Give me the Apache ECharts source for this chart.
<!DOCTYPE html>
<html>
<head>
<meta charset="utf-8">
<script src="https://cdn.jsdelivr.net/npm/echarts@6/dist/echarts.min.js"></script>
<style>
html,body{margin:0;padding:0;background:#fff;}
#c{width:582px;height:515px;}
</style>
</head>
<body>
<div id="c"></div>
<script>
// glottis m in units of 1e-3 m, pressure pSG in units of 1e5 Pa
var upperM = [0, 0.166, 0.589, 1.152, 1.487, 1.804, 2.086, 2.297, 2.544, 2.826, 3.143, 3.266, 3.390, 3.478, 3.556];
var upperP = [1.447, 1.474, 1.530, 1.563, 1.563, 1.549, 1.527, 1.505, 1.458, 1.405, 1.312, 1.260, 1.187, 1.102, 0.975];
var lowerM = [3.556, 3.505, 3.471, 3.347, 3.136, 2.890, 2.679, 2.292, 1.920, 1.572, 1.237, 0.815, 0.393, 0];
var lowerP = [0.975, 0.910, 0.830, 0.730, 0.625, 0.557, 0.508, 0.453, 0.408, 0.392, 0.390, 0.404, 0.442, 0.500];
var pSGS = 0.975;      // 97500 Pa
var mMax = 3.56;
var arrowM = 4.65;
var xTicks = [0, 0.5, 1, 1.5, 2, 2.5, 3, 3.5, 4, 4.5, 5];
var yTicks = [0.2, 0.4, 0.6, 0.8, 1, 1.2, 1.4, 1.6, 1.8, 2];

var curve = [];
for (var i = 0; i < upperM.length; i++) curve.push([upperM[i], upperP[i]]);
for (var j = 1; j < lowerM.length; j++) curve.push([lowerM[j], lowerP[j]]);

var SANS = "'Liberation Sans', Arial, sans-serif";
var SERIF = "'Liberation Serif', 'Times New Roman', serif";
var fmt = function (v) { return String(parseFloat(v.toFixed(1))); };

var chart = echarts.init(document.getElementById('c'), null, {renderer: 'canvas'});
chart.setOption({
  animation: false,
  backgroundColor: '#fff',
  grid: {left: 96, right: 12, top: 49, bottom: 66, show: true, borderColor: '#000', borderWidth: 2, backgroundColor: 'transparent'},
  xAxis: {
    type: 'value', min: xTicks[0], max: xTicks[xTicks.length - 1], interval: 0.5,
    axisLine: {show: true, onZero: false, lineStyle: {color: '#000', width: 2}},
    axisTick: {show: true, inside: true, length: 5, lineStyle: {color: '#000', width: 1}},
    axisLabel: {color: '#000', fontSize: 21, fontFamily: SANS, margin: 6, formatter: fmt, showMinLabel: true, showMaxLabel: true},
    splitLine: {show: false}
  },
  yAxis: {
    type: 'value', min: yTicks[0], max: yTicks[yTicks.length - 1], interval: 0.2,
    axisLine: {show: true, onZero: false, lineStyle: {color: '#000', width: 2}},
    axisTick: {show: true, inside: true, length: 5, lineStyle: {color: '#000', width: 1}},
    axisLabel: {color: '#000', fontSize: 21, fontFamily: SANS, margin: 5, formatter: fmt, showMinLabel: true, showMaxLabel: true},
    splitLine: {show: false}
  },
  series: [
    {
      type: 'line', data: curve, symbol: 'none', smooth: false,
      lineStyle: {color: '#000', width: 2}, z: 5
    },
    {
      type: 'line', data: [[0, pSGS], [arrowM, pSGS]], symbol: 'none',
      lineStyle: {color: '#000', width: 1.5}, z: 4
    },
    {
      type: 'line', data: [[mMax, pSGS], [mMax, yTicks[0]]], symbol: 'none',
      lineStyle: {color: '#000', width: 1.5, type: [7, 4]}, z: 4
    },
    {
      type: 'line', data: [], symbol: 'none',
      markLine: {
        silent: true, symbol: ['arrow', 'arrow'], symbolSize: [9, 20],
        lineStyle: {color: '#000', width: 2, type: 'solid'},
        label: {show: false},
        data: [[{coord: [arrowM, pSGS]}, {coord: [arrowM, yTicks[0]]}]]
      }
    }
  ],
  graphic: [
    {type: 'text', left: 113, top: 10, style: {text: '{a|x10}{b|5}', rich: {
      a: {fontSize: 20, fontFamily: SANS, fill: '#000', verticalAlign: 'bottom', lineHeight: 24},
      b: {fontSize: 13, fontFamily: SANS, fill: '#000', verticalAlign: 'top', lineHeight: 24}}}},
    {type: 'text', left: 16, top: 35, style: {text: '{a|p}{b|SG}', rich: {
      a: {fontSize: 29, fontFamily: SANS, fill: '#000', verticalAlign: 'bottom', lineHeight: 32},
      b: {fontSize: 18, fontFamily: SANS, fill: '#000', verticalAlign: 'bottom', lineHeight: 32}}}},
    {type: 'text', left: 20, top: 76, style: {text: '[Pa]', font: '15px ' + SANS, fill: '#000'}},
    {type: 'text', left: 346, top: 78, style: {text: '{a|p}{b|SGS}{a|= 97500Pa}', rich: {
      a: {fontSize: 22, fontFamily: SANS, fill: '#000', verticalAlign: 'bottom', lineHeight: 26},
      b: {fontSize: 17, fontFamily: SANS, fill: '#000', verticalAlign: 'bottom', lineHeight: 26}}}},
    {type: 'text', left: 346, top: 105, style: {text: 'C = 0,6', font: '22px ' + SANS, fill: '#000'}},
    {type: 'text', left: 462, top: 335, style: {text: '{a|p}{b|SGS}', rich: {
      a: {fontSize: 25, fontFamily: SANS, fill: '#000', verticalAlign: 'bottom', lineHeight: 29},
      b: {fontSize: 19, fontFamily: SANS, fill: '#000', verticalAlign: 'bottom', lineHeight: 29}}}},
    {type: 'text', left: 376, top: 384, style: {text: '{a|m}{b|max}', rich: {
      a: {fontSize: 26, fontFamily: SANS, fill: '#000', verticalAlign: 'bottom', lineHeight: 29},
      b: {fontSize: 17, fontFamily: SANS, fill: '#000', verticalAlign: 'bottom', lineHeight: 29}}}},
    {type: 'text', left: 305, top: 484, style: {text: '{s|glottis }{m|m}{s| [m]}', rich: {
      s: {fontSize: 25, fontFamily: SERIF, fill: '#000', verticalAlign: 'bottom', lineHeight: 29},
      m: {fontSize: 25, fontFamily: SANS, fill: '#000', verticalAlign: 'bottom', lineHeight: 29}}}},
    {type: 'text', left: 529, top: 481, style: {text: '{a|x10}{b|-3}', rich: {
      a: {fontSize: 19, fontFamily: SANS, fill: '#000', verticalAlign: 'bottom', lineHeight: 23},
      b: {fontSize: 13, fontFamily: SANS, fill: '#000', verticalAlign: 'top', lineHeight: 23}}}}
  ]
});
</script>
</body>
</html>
...
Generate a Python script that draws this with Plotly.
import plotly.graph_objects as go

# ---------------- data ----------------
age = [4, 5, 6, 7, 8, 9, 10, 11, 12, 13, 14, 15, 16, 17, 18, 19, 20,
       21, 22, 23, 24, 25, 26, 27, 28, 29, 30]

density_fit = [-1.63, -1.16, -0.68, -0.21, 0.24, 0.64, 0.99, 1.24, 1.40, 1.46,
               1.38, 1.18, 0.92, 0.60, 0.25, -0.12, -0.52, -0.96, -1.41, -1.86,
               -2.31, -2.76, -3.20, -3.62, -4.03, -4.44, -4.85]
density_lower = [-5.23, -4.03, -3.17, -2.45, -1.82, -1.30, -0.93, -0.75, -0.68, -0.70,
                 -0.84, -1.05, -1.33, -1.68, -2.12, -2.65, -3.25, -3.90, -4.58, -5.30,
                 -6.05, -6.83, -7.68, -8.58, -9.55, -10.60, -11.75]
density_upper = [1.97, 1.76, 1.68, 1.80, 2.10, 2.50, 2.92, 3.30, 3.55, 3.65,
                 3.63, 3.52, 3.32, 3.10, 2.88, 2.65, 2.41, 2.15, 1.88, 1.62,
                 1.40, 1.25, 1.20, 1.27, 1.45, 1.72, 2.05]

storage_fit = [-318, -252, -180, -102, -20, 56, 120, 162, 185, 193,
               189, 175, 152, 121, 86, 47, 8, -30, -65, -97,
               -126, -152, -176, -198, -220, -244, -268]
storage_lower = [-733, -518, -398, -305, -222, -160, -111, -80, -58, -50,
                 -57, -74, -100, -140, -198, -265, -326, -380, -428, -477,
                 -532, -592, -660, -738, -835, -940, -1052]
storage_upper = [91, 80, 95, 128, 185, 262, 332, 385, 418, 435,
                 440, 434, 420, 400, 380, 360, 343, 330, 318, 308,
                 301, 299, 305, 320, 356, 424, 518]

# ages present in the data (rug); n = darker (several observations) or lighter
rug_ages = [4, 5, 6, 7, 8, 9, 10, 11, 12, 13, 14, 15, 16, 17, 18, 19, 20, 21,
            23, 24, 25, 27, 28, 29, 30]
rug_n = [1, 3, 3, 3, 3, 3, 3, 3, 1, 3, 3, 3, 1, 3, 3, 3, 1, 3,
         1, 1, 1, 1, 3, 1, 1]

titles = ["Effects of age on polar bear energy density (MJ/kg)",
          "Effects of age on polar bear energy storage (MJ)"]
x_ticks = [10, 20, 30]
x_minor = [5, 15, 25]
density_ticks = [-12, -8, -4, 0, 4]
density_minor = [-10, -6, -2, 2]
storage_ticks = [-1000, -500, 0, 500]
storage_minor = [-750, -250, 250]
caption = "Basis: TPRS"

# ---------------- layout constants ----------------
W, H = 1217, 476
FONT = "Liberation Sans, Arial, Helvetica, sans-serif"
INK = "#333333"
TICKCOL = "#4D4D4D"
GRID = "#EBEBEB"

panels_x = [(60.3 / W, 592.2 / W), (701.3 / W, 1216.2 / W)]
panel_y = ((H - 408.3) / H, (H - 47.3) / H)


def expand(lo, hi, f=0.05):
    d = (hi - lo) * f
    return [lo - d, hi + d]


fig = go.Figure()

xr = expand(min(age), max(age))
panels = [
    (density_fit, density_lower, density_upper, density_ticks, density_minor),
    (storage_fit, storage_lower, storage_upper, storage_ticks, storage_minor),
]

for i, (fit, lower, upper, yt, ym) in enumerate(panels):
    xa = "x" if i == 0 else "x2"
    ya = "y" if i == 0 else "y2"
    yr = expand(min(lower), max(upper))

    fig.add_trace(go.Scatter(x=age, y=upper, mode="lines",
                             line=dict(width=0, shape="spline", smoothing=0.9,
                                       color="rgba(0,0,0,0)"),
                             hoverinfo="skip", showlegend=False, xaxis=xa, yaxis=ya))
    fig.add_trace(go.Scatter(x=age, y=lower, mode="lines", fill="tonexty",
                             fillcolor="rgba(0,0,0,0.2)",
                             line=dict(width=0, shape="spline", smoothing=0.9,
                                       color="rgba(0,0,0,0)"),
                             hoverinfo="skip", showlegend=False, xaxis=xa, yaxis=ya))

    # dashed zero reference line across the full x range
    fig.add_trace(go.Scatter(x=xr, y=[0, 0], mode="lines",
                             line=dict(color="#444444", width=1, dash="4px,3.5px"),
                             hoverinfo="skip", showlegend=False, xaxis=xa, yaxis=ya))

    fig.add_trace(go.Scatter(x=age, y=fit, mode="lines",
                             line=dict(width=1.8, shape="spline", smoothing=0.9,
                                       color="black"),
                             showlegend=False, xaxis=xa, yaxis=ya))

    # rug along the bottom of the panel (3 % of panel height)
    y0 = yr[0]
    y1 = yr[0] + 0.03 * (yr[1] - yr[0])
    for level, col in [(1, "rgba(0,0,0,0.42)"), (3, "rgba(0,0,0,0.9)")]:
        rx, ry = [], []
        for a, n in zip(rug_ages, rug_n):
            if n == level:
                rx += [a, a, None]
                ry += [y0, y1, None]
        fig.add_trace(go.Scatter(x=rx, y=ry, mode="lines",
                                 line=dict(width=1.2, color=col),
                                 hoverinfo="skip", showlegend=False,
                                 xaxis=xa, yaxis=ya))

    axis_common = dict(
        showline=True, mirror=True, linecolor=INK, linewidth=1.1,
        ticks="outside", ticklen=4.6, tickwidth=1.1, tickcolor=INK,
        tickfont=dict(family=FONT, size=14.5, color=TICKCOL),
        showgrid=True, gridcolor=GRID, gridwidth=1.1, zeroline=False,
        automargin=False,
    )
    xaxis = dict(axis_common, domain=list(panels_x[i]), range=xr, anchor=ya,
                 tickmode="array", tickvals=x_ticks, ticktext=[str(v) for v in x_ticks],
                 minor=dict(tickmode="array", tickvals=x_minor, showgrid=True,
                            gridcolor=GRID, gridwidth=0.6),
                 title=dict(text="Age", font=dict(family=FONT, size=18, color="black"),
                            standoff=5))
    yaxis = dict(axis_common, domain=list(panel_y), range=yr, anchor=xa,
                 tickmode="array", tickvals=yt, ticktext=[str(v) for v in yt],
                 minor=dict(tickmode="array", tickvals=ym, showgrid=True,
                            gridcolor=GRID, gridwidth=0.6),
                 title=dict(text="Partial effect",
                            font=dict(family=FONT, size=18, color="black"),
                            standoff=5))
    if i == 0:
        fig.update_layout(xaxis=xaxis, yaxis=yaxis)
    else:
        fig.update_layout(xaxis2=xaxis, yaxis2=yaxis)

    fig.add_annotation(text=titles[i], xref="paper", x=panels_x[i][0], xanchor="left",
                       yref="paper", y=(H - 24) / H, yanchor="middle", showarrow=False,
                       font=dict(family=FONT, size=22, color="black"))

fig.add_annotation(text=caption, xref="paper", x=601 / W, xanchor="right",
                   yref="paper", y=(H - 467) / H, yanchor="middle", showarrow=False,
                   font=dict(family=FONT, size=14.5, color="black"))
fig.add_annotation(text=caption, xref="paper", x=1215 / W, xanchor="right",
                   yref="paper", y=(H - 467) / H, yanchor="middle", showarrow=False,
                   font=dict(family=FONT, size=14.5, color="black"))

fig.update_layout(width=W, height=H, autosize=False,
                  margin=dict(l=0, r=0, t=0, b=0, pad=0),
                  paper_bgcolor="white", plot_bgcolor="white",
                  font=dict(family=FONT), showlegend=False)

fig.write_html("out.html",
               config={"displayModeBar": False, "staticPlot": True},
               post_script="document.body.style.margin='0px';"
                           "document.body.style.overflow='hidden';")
==
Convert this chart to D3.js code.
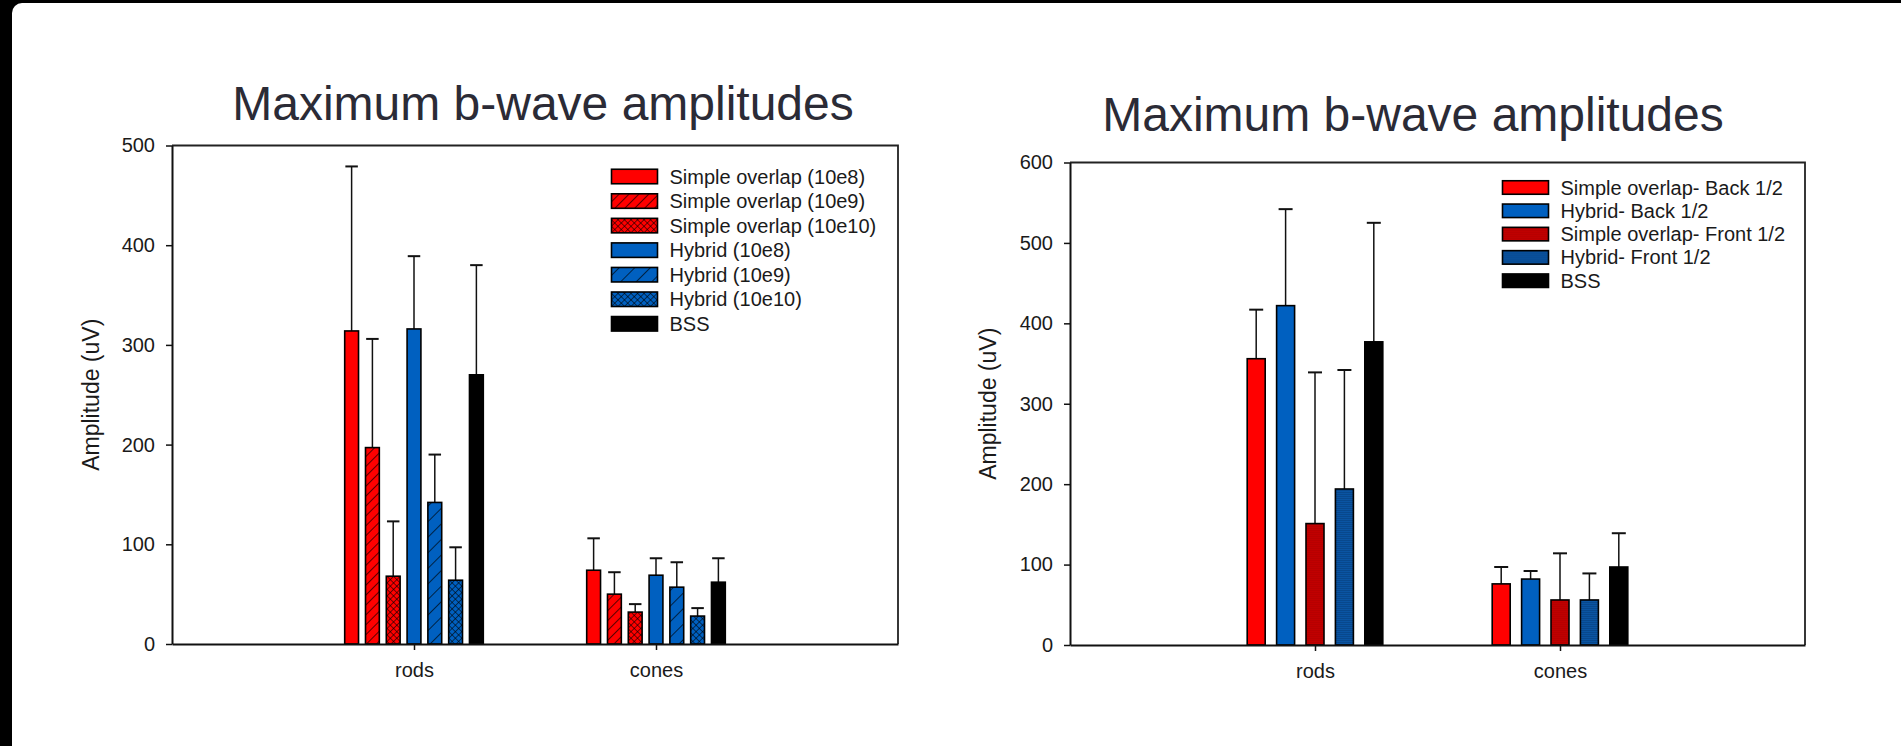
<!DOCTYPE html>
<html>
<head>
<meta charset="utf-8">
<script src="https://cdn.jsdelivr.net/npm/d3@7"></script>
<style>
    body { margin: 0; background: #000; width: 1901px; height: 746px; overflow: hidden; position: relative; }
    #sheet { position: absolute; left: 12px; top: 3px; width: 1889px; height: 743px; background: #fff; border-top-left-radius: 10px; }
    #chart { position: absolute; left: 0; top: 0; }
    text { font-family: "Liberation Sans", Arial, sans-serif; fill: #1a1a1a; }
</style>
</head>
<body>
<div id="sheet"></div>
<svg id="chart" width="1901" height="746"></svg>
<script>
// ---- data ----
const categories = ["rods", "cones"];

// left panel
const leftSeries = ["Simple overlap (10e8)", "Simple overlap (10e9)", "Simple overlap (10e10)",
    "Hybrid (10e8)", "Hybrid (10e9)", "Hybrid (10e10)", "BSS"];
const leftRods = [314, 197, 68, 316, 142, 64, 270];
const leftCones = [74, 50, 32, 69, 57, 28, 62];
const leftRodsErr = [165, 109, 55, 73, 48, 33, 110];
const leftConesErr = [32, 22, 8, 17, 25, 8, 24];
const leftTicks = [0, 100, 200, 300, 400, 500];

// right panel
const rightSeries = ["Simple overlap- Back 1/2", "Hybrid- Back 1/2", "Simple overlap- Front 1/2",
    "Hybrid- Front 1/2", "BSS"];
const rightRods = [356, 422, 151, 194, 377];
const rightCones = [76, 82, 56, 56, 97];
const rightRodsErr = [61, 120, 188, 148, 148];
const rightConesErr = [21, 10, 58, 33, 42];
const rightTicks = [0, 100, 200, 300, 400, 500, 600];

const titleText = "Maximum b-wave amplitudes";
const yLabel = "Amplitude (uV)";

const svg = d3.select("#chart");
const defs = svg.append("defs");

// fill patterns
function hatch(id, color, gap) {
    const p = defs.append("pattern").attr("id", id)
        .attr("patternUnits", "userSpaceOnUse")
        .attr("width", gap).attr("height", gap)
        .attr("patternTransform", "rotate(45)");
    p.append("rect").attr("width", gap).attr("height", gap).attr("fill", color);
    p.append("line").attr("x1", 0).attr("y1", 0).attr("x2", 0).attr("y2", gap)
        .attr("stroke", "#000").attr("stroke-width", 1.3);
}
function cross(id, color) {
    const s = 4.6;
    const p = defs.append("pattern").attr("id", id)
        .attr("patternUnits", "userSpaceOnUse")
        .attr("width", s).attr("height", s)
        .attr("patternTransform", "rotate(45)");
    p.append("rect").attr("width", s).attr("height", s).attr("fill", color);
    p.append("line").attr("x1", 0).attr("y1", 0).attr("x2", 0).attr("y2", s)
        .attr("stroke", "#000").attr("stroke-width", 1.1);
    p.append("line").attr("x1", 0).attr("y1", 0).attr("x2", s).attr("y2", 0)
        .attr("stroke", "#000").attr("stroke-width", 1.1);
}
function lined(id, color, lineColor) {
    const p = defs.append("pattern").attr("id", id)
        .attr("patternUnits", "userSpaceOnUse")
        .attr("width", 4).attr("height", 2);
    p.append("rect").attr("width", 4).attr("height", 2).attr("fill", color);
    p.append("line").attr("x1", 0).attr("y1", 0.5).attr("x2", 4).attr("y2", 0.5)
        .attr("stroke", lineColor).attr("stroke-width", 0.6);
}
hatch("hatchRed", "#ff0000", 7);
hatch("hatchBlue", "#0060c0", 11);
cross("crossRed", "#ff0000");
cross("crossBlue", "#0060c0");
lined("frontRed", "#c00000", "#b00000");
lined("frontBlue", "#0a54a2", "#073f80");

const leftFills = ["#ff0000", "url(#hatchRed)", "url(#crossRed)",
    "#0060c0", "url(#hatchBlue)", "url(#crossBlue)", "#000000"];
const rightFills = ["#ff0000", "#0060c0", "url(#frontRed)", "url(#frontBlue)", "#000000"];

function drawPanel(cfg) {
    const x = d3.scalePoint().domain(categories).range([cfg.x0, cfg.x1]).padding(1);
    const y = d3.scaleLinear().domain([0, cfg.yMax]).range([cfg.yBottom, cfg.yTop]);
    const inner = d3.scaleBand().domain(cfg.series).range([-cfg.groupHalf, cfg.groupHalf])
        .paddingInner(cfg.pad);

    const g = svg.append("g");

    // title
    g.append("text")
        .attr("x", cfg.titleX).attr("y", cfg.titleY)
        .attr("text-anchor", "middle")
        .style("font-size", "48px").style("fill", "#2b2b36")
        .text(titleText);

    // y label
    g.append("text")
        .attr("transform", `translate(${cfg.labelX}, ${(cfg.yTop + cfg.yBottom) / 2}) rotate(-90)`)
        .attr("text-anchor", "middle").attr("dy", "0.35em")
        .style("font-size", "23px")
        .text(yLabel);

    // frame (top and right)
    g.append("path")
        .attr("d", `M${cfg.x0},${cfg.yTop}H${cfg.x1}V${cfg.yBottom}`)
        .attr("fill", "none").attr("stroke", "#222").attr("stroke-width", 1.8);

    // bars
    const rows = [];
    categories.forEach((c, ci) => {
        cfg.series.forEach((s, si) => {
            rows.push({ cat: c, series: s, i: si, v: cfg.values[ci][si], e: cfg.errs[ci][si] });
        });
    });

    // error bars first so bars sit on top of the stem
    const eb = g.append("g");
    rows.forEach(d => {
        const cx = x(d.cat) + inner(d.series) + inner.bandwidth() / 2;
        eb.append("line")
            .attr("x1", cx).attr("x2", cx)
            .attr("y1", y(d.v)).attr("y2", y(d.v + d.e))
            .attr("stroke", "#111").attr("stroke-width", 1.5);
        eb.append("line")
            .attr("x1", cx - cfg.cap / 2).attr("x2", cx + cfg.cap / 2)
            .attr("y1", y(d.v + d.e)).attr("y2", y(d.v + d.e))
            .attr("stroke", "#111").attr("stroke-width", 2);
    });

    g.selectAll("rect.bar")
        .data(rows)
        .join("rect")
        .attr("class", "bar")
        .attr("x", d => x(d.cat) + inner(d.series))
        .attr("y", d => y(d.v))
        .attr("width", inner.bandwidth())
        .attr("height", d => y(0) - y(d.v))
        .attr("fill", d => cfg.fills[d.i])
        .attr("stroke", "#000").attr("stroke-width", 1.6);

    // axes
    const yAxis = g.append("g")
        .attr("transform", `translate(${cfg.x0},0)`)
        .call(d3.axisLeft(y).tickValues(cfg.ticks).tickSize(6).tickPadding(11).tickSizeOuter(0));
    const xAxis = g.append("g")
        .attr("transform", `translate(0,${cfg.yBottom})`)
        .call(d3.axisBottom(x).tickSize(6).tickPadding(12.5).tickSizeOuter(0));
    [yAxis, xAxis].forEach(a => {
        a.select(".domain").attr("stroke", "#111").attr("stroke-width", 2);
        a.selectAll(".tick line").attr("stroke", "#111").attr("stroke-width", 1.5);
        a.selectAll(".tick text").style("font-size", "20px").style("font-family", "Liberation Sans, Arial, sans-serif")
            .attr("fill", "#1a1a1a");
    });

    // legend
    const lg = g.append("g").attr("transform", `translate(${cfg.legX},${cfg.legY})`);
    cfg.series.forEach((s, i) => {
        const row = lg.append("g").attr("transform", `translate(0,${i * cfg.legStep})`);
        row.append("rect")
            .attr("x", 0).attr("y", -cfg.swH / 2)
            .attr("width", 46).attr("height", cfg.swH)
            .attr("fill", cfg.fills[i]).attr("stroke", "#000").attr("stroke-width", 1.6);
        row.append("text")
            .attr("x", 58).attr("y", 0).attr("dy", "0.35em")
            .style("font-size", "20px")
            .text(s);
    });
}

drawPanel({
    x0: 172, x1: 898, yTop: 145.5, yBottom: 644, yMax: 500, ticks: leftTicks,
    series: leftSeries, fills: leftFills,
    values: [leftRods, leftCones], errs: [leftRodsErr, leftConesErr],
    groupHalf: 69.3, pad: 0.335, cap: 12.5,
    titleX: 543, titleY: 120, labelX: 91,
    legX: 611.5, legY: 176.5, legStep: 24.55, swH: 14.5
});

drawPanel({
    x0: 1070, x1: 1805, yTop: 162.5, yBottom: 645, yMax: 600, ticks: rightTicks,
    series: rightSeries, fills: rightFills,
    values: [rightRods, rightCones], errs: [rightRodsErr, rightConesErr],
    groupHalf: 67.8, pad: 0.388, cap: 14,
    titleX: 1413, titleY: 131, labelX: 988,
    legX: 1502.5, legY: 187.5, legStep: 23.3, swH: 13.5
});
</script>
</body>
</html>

*WHAT YOU SHOULD DO:*
Nothing beyond the lines starting at the line containing "Give me the" and ending at the line containing "var fmt = function" is to be reproduced; reproduce those lines exactly, both ends included.

*TASK SOLUTION:*
Give me the Apache ECharts source for this chart.
<!DOCTYPE html>
<html>
<head>
<meta charset="utf-8">
<script src="https://cdn.jsdelivr.net/npm/echarts@6/dist/echarts.min.js"></script>
<style>
html,body{margin:0;padding:0;background:#fff;}
#c{width:582px;height:515px;}
</style>
</head>
<body>
<div id="c"></div>
<script>
// glottis m in units of 1e-3 m, pressure pSG in units of 1e5 Pa
var upperM = [0, 0.166, 0.589, 1.152, 1.487, 1.804, 2.086, 2.297, 2.544, 2.826, 3.143, 3.266, 3.390, 3.478, 3.556];
var upperP = [1.447, 1.474, 1.530, 1.563, 1.563, 1.549, 1.527, 1.505, 1.458, 1.405, 1.312, 1.260, 1.187, 1.102, 0.975];
var lowerM = [3.556, 3.505, 3.471, 3.347, 3.136, 2.890, 2.679, 2.292, 1.920, 1.572, 1.237, 0.815, 0.393, 0];
var lowerP = [0.975, 0.910, 0.830, 0.730, 0.625, 0.557, 0.508, 0.453, 0.408, 0.392, 0.390, 0.404, 0.442, 0.500];
var pSGS = 0.975;      // 97500 Pa
var mMax = 3.56;
var arrowM = 4.65;
var xTicks = [0, 0.5, 1, 1.5, 2, 2.5, 3, 3.5, 4, 4.5, 5];
var yTicks = [0.2, 0.4, 0.6, 0.8, 1, 1.2, 1.4, 1.6, 1.8, 2];

var curve = [];
for (var i = 0; i < upperM.length; i++) curve.push([upperM[i], upperP[i]]);
for (var j = 1; j < lowerM.length; j++) curve.push([lowerM[j], lowerP[j]]);

var SANS = "'Liberation Sans', Arial, sans-serif";
var SERIF = "'Liberation Serif', 'Times New Roman', serif";
var fmt = function (v) { return String(parseFloat(v.toFixed(1))); };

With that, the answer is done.